The “every man for himself” phenomenon is also alive and well in SS, as it is when any commons is a provider of resources. One of the problems of Social Security is that everyone on it has an incentive to get as much out of it as possible. I think that Abraham “Grandpa” Simpson said it best:

"I didn’t earn it, I don’t need it, but if they miss one payment I’ll raise hell!"

None of these arguments deter Mr. Bush and other advocates of personal accounts. For them, Social Security is primarily an ideological struggle. Social Security supports retirees by shifting income from the young to the old via taxes, and from the rich to the poor via the formula for calculating benefits. To Mr. Bush and his supporters, taxation and redistribution are anathema, and Social Security is an anticapitalist ploy to squelch initiative and growth. Those same arguments were leveled against Social Security when President Franklin Roosevelt established it in 1935, and when its constitutionality was upheld by the Supreme Court in 1937.

For Democrats it is also an ideological struggle. So what? Privatizing SS makes sense. Doing nothing about it does not make sense. That is the only important issue. Is it good to shift money from young to old (which incidentally shifts money from poor to rich)? After SS is shifted to the old, it is then shifted again so that the poor elderly get more and the rich elderly get less. Social security may not be an anti-capitalist ploy, but it is certainly anti-capitalist, which is precisely why it is running out of money.

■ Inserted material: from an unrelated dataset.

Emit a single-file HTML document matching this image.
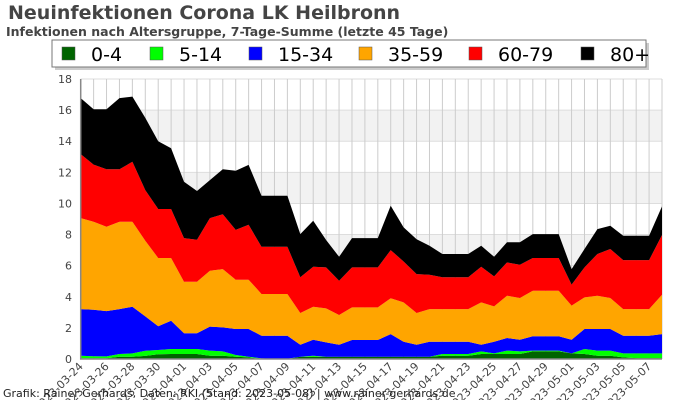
<!DOCTYPE html>
<html><head><meta charset="utf-8"><style>
body{margin:0;width:700px;height:400px;background:#fff;overflow:hidden;font-family:"DejaVu Sans","Liberation Sans",sans-serif}
svg{position:absolute;left:0;top:0}
</style></head><body>
<svg id="c" width="700" height="400"></svg>
<script>
const dates=["03-24","03-25","03-26","03-27","03-28","03-29","03-30","03-31","04-01","04-02","04-03","04-04","04-05","04-06","04-07","04-08","04-09","04-10","04-11","04-12","04-13","04-14","04-15","04-16","04-17","04-18","04-19","04-20","04-21","04-22","04-23","04-24","04-25","04-26","04-27","04-28","04-29","04-30","05-01","05-02","05-03","05-04","05-05","05-06","05-07","05-08"];
const g0_4=[0.05,0.05,0.05,0.15,0.15,0.2,0.3,0.32,0.32,0.32,0.21,0.21,0.15,0.1,0,0,0,0.15,0.15,0.15,0.15,0.15,0.15,0.15,0.15,0.15,0.15,0.15,0.21,0.21,0.21,0.32,0.32,0.32,0.32,0.49,0.49,0.49,0.36,0.32,0.21,0.21,0.1,0.06,0.06,0.06];
const g5_14=[0.16,0.13,0.12,0.17,0.21,0.33,0.28,0.32,0.32,0.32,0.33,0.28,0.11,0.05,0.04,0.02,0.02,0,0.06,0,0,0,0,0,0,0,0,0,0.11,0.11,0.11,0.17,0.04,0.22,0.17,0.05,0.05,0.05,0,0.32,0.33,0.33,0.26,0.3,0.3,0.3];
const g15_34=[3.0,2.99,2.91,2.89,3.0,2.21,1.52,1.82,1.01,1.01,1.54,1.54,1.67,1.78,1.46,1.48,1.48,0.77,1.03,0.92,0.77,1.07,1.07,1.07,1.45,0.96,0.77,0.96,0.79,0.79,0.79,0.43,0.75,0.81,0.75,0.92,0.92,0.92,0.88,1.29,1.39,1.39,1.14,1.14,1.14,1.24];
const g35_59=[5.85,5.65,5.42,5.61,5.46,4.86,4.39,4.03,3.32,3.32,3.59,3.75,3.17,3.17,2.68,2.68,2.68,2.04,2.12,2.18,1.91,2.1,2.1,2.1,2.3,2.53,2.04,2.1,2.1,2.1,2.1,2.72,2.27,2.72,2.68,2.93,2.93,2.93,2.19,2.03,2.14,1.99,1.71,1.71,1.71,2.53];
const g60_79=[4.11,3.68,3.7,3.38,3.86,3.26,3.15,3.15,2.8,2.7,3.39,3.53,3.2,3.53,3.04,3.04,3.04,2.29,2.57,2.64,2.2,2.57,2.57,2.57,3.1,2.63,2.5,2.21,2.04,2.04,2.04,2.29,1.93,2.14,2.14,2.1,2.1,2.1,1.35,1.93,2.68,3.15,3.15,3.15,3.15,3.84];
const g80=[3.6,3.56,3.86,4.57,4.19,4.64,4.36,3.91,3.63,3.13,2.44,2.89,3.8,3.85,3.28,3.28,3.28,2.78,2.96,1.76,1.54,1.88,1.88,1.88,2.85,2.19,2.24,1.86,1.5,1.5,1.5,1.35,1.26,1.29,1.44,1.54,1.54,1.54,1.0,1.18,1.6,1.5,1.56,1.56,1.56,1.84];
const yTicks=[0,2,4,6,8,10,12,14,16,18];
const seriesNames=["0-4","5-14","15-34","35-59","60-79","80+"];
const colors=["#006400","#00ff00","#0000ff","#ffa500","#ff0000","#000000"];
const series=[g0_4,g5_14,g15_34,g35_59,g60_79,g80];

const NS="http://www.w3.org/2000/svg";
const svg=document.getElementById('c');
const X0=80.7,X1=662,Y0=359,Y1=79,YMAX=18;
const xs=i=>X0+(X1-X0)*i/(dates.length-1);
const ys=v=>Y0-(Y0-Y1)*v/YMAX;
function mk(t,a,p){const e=document.createElementNS(NS,t);for(const k in a)e.setAttribute(k,a[k]);(p||svg).appendChild(e);return e;}

const title=mk('text',{x:8,y:19,'font-size':19,'font-weight':'bold',fill:'#444'});


title.textContent='Neuinfektionen Corona LK Heilbronn';
const sub=mk('text',{x:6,y:36,'font-size':12.5,'font-weight':'bold',fill:'#444'});


sub.textContent='Infektionen nach Altersgruppe, 7-Tage-Summe (letzte 45 Tage)';

// bands
for(let v=0;v<YMAX;v+=2){
  const b=mk('rect',{x:X0,y:ys(v+2),width:X1-X0,height:ys(v)-ys(v+2),fill:(v%4===2)?'#f2f2f2':'#fff'});
  
  
}
yTicks.forEach(v=>{
  const l=mk('line',{x1:X0,x2:X1,y1:ys(v),y2:ys(v),stroke:'#ddd'});
  
  
  const t=mk('text',{x:72,y:ys(v)+4,'font-size':11,fill:'#444','text-anchor':'end'});
  
  
  t.textContent=v;
});
dates.forEach((d,i)=>{
  const l=mk('line',{x1:xs(i),x2:xs(i),y1:Y1,y2:Y0,stroke:'#ccc'});
  
  
});
// stacked areas
const cum=new Array(dates.length).fill(0);
series.forEach((s,k)=>{
  const low=cum.slice();
  for(let i=0;i<s.length;i++)cum[i]+=s[i];
  let d='';
  for(let i=0;i<s.length;i++)d+=(i?'L':'M')+xs(i).toFixed(1)+','+ys(cum[i]).toFixed(1);
  for(let i=s.length-1;i>=0;i--)d+='L'+xs(i).toFixed(1)+','+ys(low[i]).toFixed(1);
  const p=mk('path',{d:d+'Z',fill:colors[k]});
  
  
});
const ax=mk('path',{d:`M${X0},${Y1}V${Y0}H${X1}`,stroke:'#888',fill:'none','stroke-width':1.5});


// x labels
dates.forEach((d,i)=>{
  if(i%2)return;
  const t=mk('text',{x:xs(i)+3,y:Y0+8,'font-size':11,fill:'#444','text-anchor':'end',transform:`rotate(-45 ${xs(i)+3} ${Y0+8})`});
  
  
  t.textContent='2023-'+d;
});
const ft=mk('text',{x:3,y:397,'font-size':11,fill:'#222'});


ft.textContent='Grafik: Rainer Gerhards, Daten: RKI (Stand: 2023-05-08) | www.rainer-gerhards.de';
// legend
const lg=mk('g',{});


mk('rect',{x:55,y:43,width:594,height:27,fill:'#999',opacity:0.5},lg);
mk('rect',{x:52,y:40,width:594,height:27,fill:'#fff',stroke:'#777'},lg);
const lx=[62,150,249,359,469,581];
seriesNames.forEach((n,k)=>{
  const g=mk('g',{},lg);
  
  
  mk('rect',{x:lx[k],y:47,width:13,height:13,fill:colors[k],stroke:'#555','stroke-width':0.5},g);
  const t=mk('text',{x:lx[k]+29,y:61,'font-size':19,fill:'#000'},g);
  t.textContent=n;
});
</script>
</body></html>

Let’s assume that you are a responsible person and you save up all of your life. You are forced to participate in the social security program not for your own good, but because if you did not, there would not be enough money to support those who are not responsible if the responsible are not included. Stating that it is for your own good (if it is a worthwhile argument at all) only applies to you if you do not save any money. Finally, stating that something was upheld by an FDR Supreme Court for the purpose of bolstering an argument is pretty worthless, as all FDR era Supreme Court decisions were coerced by FDR, who threatened to increase the size of the court to ensure a sympathetic majority.

There is not positive solution offered in this article, nor does Kerry offer one. Personal accounts may not be a cure all, but they are a good start, and certainly better than the status quo. Even though the Times claims hat they will offer up positive ideas in the future, they make several arguments in favor of the current system in the course of the editorial. If they truly favor the current system and simultaneously detest taxes, “draconian spending cuts” and borrowing as much as they say they do, I suspect the reason that they side-step offering solutions is because they don’t have any. The current system can only be maintained with a lot of extra government income, there is no way to magically create money out of thin air. If they think that raising taxes or borrowing or cutting spending or some combination is a good idea, they should come out and say so. However, if they decide to do so, their argument against private accounts completely falls apart. They have nothing.